Wow, what a fun decade this was! Selfies, GIFs, and now the stodgy old dictionary has made an emoji – once considered the smiling sign of our dumb collective demise – the word of the year?! LOL. We’re halfway through the decade now, what could possibly happen in 2016 to derail this wacky techno-crazy wonderland?

2016: Post-truth

Oh. Right. That. Post-truth is defined as “relating to or denoting circumstances in which objective facts are less influential in shaping public opinion than appeals to emotion and personal belief.” The 2080 history books will definitely have much to say about the time the most powerful country in the world elected as president a reality TV personality who can effortlessly pack more than 100 lies into one speech. Well, we’ll have to see about those history books ... it’s possible that, if the Republican party gets its way, in 50 years a hologram of Donald Trump will still be the president.

2017: Youthquake

Mmmm, my favourite flavor of Dairy Queen Blizzard. The DQ Youthquake tastes like Minecraft and confidence.

This, actually, is another term I hadn’t heard before assembling this list. It’s defined as “a significant cultural, political, or social change arising from the actions or influence of young people.” It’s a combination of the words “youth” and “earthquake,” the dictionary went on to explain, helpfully. You should always be prepared for the next youthquake – when the BIG ONE hits, remember to drop, cover, and hold your phone horizontally for Instagram.

2018: Toxic

The dictionary notes a big increase in the frequency of this word in 2018, used both literally and metaphorically.

Literal: Wow, the president and his gross hair are toxic.
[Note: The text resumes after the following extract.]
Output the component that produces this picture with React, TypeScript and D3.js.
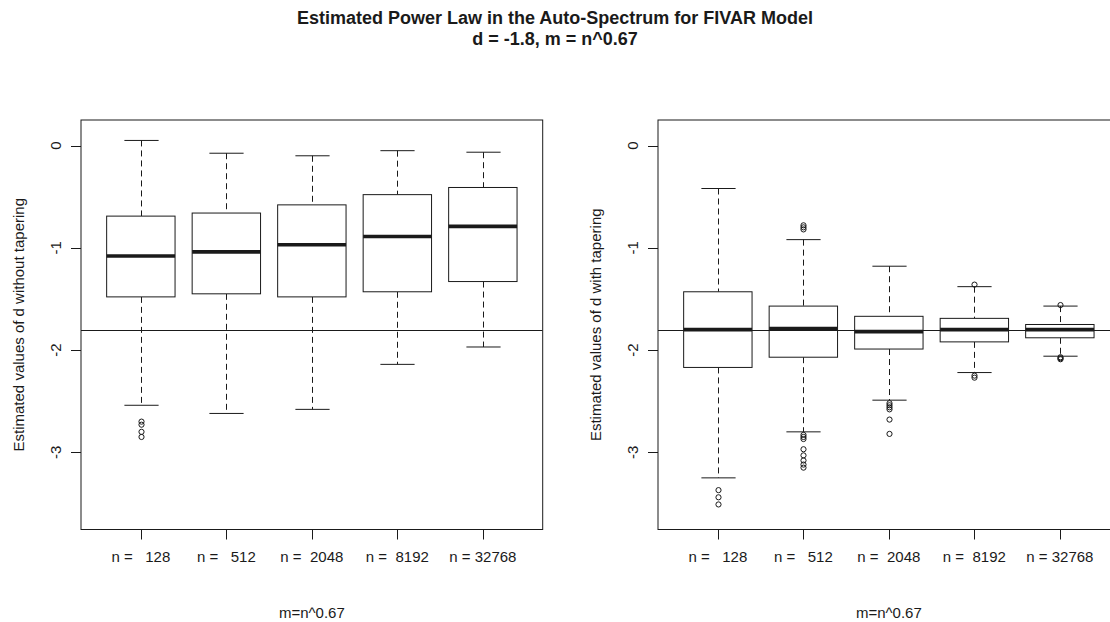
import * as d3 from 'd3'

// sample sizes on the x axis
const CATEGORIES = ['n =   128', 'n =   512', 'n =  2048', 'n =  8192', 'n = 32768']

// left panel: estimates of d without tapering
const RAW_LOWER = [-2.54, -2.62, -2.58, -2.14, -1.97]
const RAW_Q1 = [-1.48, -1.45, -1.48, -1.43, -1.33]
const RAW_MEDIAN = [-1.08, -1.04, -0.97, -0.89, -0.79]
const RAW_Q3 = [-0.69, -0.66, -0.58, -0.48, -0.41]
const RAW_UPPER = [0.05, -0.075, -0.1, -0.05, -0.065]
const RAW_OUTLIERS = [[-2.7, -2.73, -2.8, -2.85], [], [], [], []]

// right panel: estimates of d with tapering
const TAP_LOWER = [-3.25, -2.8, -2.49, -2.22, -2.06]
const TAP_Q1 = [-2.17, -2.07, -1.99, -1.92, -1.88]
const TAP_MEDIAN = [-1.8, -1.79, -1.82, -1.8, -1.8]
const TAP_Q3 = [-1.43, -1.57, -1.67, -1.69, -1.75]
const TAP_UPPER = [-0.42, -0.92, -1.18, -1.38, -1.57]
const TAP_OUTLIERS = [
  [-3.37, -3.44, -3.51],
  [-0.78, -0.8, -0.82, -2.83, -2.85, -2.87, -2.97, -3.03, -3.08, -3.12, -3.15],
  [-2.52, -2.54, -2.56, -2.58, -2.68, -2.82],
  [-1.36, -2.25, -2.27],
  [-1.56, -2.07, -2.08, -2.09],
]

const Y_TICKS = [0, -1, -2, -3]
const TRUE_D = -1.8

const TITLE = 'Estimated Power Law in the Auto-Spectrum for FIVAR Model'
const SUBTITLE = 'd = -1.8, m = n^0.67'
const X_TITLE = 'm=n^0.67'

const WIDTH = 1110
const HEIGHT = 622
const TOP = 120
const BOTTOM = 529.5
const PANEL_W = 461.7
const FONT = '"Liberation Sans", Arial, sans-serif'
const INK = '#1a1a1a'

interface PanelProps {
  left: number
  yTitle: string
  lower: number[]
  q1: number[]
  median: number[]
  q3: number[]
  upper: number[]
  outliers: number[][]
}

const y = d3.scaleLinear().domain([-3.755, 0.25]).range([BOTTOM, TOP])

function Panel({ left, yTitle, lower, q1, median, q3, upper, outliers }: PanelProps) {
  const x = d3.scaleLinear().domain([0.3, 5.7]).range([left, left + PANEL_W])
  const unit = x(1) - x(0)
  const boxHalf = unit * 0.4
  const capHalf = unit * 0.2
  const midY = (TOP + BOTTOM) / 2

  return (
    <g>
      <defs>
        <clipPath id={`clip-${left}`}>
          <rect x={x(0.3)} y={TOP} width={PANEL_W} height={BOTTOM - TOP} />
        </clipPath>
      </defs>

      {CATEGORIES.map((_, i) => {
        const cx = Math.round(x(i + 1)) + 0.5
        const bx = x(i + 1) - boxHalf
        return (
          <g key={i} stroke={INK} fill="none">
            {/* whiskers */}
            <line x1={cx} x2={cx} y1={y(upper[i])} y2={y(q3[i])} strokeDasharray="6,4" />
            <line x1={cx} x2={cx} y1={y(q1[i])} y2={y(lower[i])} strokeDasharray="6,4" />
            <line x1={cx - capHalf} x2={cx + capHalf} y1={y(upper[i])} y2={y(upper[i])} />
            <line x1={cx - capHalf} x2={cx + capHalf} y1={y(lower[i])} y2={y(lower[i])} />
            <rect x={bx} y={y(q3[i])} width={boxHalf * 2} height={y(q1[i]) - y(q3[i])} fill="#fff" />
            <line x1={bx} x2={bx + boxHalf * 2} y1={y(median[i])} y2={y(median[i])} strokeWidth={3.6} />
            {outliers[i].map((v, j) => (
              <circle key={j} cx={cx} cy={y(v)} r={2.6} />
            ))}
          </g>
        )
      })}

      {/* reference line at the true d */}
      <line
        x1={x(0.3)}
        x2={x(5.7)}
        y1={Math.round(y(TRUE_D)) + 0.5}
        y2={Math.round(y(TRUE_D)) + 0.5}
        stroke={INK}
        clipPath={`url(#clip-${left})`}
      />

      <rect x={x(0.3)} y={TOP} width={PANEL_W} height={BOTTOM - TOP} fill="none" stroke={INK} />

      {/* y axis */}
      {Y_TICKS.map(t => (
        <g key={t}>
          <line x1={x(0.3) - 10} x2={x(0.3)} y1={Math.round(y(t)) + 0.5} y2={Math.round(y(t)) + 0.5} stroke={INK} />
          <text
            transform={`translate(${x(0.3) - 20},${y(t)}) rotate(-90)`}
            textAnchor="middle"
            fontSize={15}
            fill={INK}
          >
            {t}
          </text>
        </g>
      ))}
      <text
        transform={`translate(${x(0.3) - 57},${midY}) rotate(-90)`}
        textAnchor="middle"
        fontSize={15}
        fill={INK}
      >
        {yTitle}
      </text>

      {/* x axis */}
      {CATEGORIES.map((c, i) => (
        <g key={c}>
          <line x1={Math.round(x(i + 1)) + 0.5} x2={Math.round(x(i + 1)) + 0.5} y1={BOTTOM} y2={BOTTOM + 10} stroke={INK} />
          <text x={x(i + 1)} y={562} textAnchor="middle" fontSize={15} fill={INK} style={{ whiteSpace: 'pre' }}>
            {c}
          </text>
        </g>
      ))}
      <text x={(x(0.3) + x(5.7)) / 2} y={618} textAnchor="middle" fontSize={15} fill={INK}>
        {X_TITLE}
      </text>
    </g>
  )
}

export default function App() {
  return (
    <svg
      width={WIDTH}
      height={HEIGHT}
      style={{ position: 'absolute', left: 0, top: 0, background: '#fff', fontFamily: FONT }}
    >
      <rect width={WIDTH} height={HEIGHT} fill="#fff" />
      <text x={WIDTH / 2} y={24} textAnchor="middle" fontSize={18} fontWeight="bold" fill={INK}>
        {TITLE}
      </text>
      <text x={WIDTH / 2} y={45} textAnchor="middle" fontSize={18} fontWeight="bold" fill={INK} style={{ whiteSpace: 'pre' }}>
        {SUBTITLE}
      </text>
      <Panel
        left={81}
        yTitle="Estimated values of d without tapering"
        lower={RAW_LOWER}
        q1={RAW_Q1}
        median={RAW_MEDIAN}
        q3={RAW_Q3}
        upper={RAW_UPPER}
        outliers={RAW_OUTLIERS}
      />
      <Panel
        left={658}
        yTitle="Estimated values of d with tapering"
        lower={TAP_LOWER}
        q1={TAP_Q1}
        median={TAP_MEDIAN}
        q3={TAP_Q3}
        upper={TAP_UPPER}
        outliers={TAP_OUTLIERS}
      />
    </svg>
  )
}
Metaphorical: Wow, the president and his gross heirs are toxic.

2019: Climate emergency

Well, here we are. The decade has gone from celebrating round smiley faces crying tears of joy to a toxic wasteland where charlatans can sell massive hordes of people obvious lies as long as the lies look convincing on Facebook. But how do we convince those hordes that climate disaster is coming soon? That question seems to be the one that may dominate the next decade.

Let’s finish off with one more word: hope. As in, I hope your 2010s were less a toxic wasteland, and more tears of joy emoji. And I hope we, and the planet, survive the 2020s in relatively decent shape. I’m counting on not just a youthquake, but also a youthicane, a youthnado, a youthnami! And, failing that, I hope no one on my new moon colony likes to vape.

Happy New Decade!

Andy Prest is the sports editor for the North Shore News and writes a biweekly humour/lifestyle column.